## Aim
Exactly as written, retype the listing below, omitting the pictures.

## Collected data
★ ★ ★ ★ ★

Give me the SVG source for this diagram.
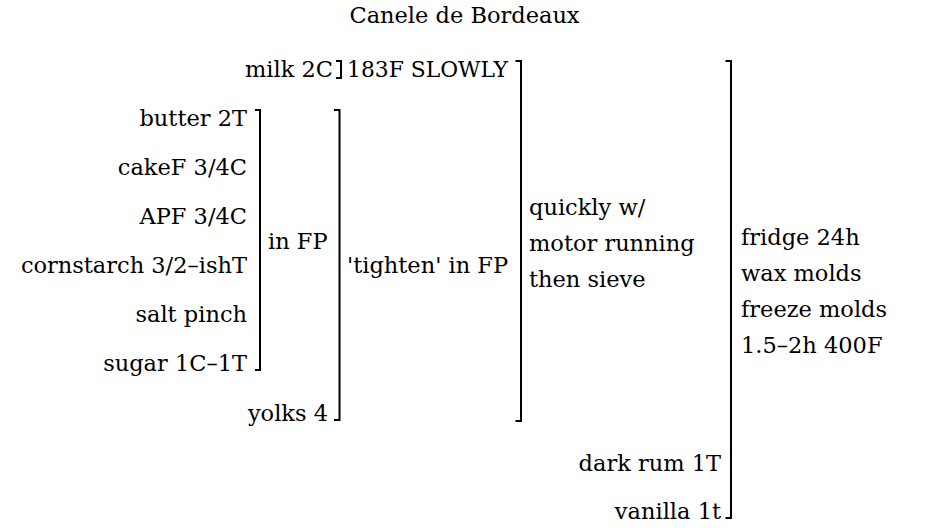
<svg xmlns="http://www.w3.org/2000/svg" width="932" height="528" viewBox="0 0 932 528">
<style>
text{font-family:"DejaVu Serif","Liberation Serif",serif;font-size:22.5px;fill:#000}
.r{text-anchor:end}
.m{text-anchor:middle}
.b{fill:none;stroke:#000;stroke-width:2}
</style>
<rect width="932" height="528" fill="#fff"/>
<text class="m" x="464.5" y="23">Canele de Bordeaux</text>
<g id="milk"><text class="r" x="333" y="77">milk 2C</text></g>
<g id="heat"><text x="347" y="77" textLength="161" lengthAdjust="spacingAndGlyphs">183F SLOWLY</text></g>
<g id="butter"><text class="r" x="247" y="126">butter 2T</text></g>
<g id="cakeF"><text class="r" x="247" y="175">cakeF 3/4C</text></g>
<g id="apf"><text class="r" x="247" y="224">APF 3/4C</text></g>
<g id="cornstarch"><text class="r" x="247" y="273">cornstarch 3/2–ishT</text></g>
<g id="salt"><text class="r" x="247" y="322">salt pinch</text></g>
<g id="sugar"><text class="r" x="247" y="371">sugar 1C–1T</text></g>
<g id="yolks"><text class="r" x="328" y="421">yolks 4</text></g>
<g id="inFP"><text x="268" y="249">in FP</text></g>
<g id="tighten"><text x="347" y="273">'tighten' in FP</text></g>
<g id="quickly"><text x="529" y="215">quickly w/</text><text x="529" y="251">motor running</text><text x="529" y="287">then sieve</text></g>
<g id="fridge"><text x="741" y="245">fridge 24h</text><text x="741" y="281">wax molds</text><text x="741" y="317">freeze molds</text><text x="741" y="353">1.5–2h 400F</text></g>
<g id="rum"><text class="r" x="721" y="471">dark rum 1T</text></g>
<g id="vanilla"><text class="r" x="721" y="519">vanilla 1t</text></g>
<g id="connectors">
<path class="b" d="M336 61H341V78H336"/>
<path class="b" d="M255 110H260V370H255"/>
<path class="b" d="M334 110H339.5V420H334"/>
<path class="b" d="M515.5 61H521V421H515.5"/>
<path class="b" d="M725.5 61H731V518H725.5"/>
</g>
</svg>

★ ★ ★ ★ ★

## Output
Give me the SVG source for this diagram.
<svg xmlns="http://www.w3.org/2000/svg" width="932" height="528" viewBox="0 0 932 528">
<style>
text{font-family:"DejaVu Serif","Liberation Serif",serif;font-size:22.5px;fill:#000}
.r{text-anchor:end}
.m{text-anchor:middle}
.b{fill:none;stroke:#000;stroke-width:2}
</style>
<rect width="932" height="528" fill="#fff"/>
<text class="m" x="464.5" y="23">Canele de Bordeaux</text>
<g id="milk"><text class="r" x="333" y="77">milk 2C</text></g>
<g id="heat"><text x="347" y="77" textLength="161" lengthAdjust="spacingAndGlyphs">183F SLOWLY</text></g>
<g id="butter"><text class="r" x="247" y="126">butter 2T</text></g>
<g id="cakeF"><text class="r" x="247" y="175">cakeF 3/4C</text></g>
<g id="apf"><text class="r" x="247" y="224">APF 3/4C</text></g>
<g id="cornstarch"><text class="r" x="247" y="273">cornstarch 3/2–ishT</text></g>
<g id="salt"><text class="r" x="247" y="322">salt pinch</text></g>
<g id="sugar"><text class="r" x="247" y="371">sugar 1C–1T</text></g>
<g id="yolks"><text class="r" x="328" y="421">yolks 4</text></g>
<g id="inFP"><text x="268" y="249">in FP</text></g>
<g id="tighten"><text x="347" y="273">'tighten' in FP</text></g>
<g id="quickly"><text x="529" y="215">quickly w/</text><text x="529" y="251">motor running</text><text x="529" y="287">then sieve</text></g>
<g id="fridge"><text x="741" y="245">fridge 24h</text><text x="741" y="281">wax molds</text><text x="741" y="317">freeze molds</text><text x="741" y="353">1.5–2h 400F</text></g>
<g id="rum"><text class="r" x="721" y="471">dark rum 1T</text></g>
<g id="vanilla"><text class="r" x="721" y="519">vanilla 1t</text></g>
<g id="connectors">
<path class="b" d="M336 61H341V78H336"/>
<path class="b" d="M255 110H260V370H255"/>
<path class="b" d="M334 110H339.5V420H334"/>
<path class="b" d="M515.5 61H521V421H515.5"/>
<path class="b" d="M725.5 61H731V518H725.5"/>
</g>
</svg>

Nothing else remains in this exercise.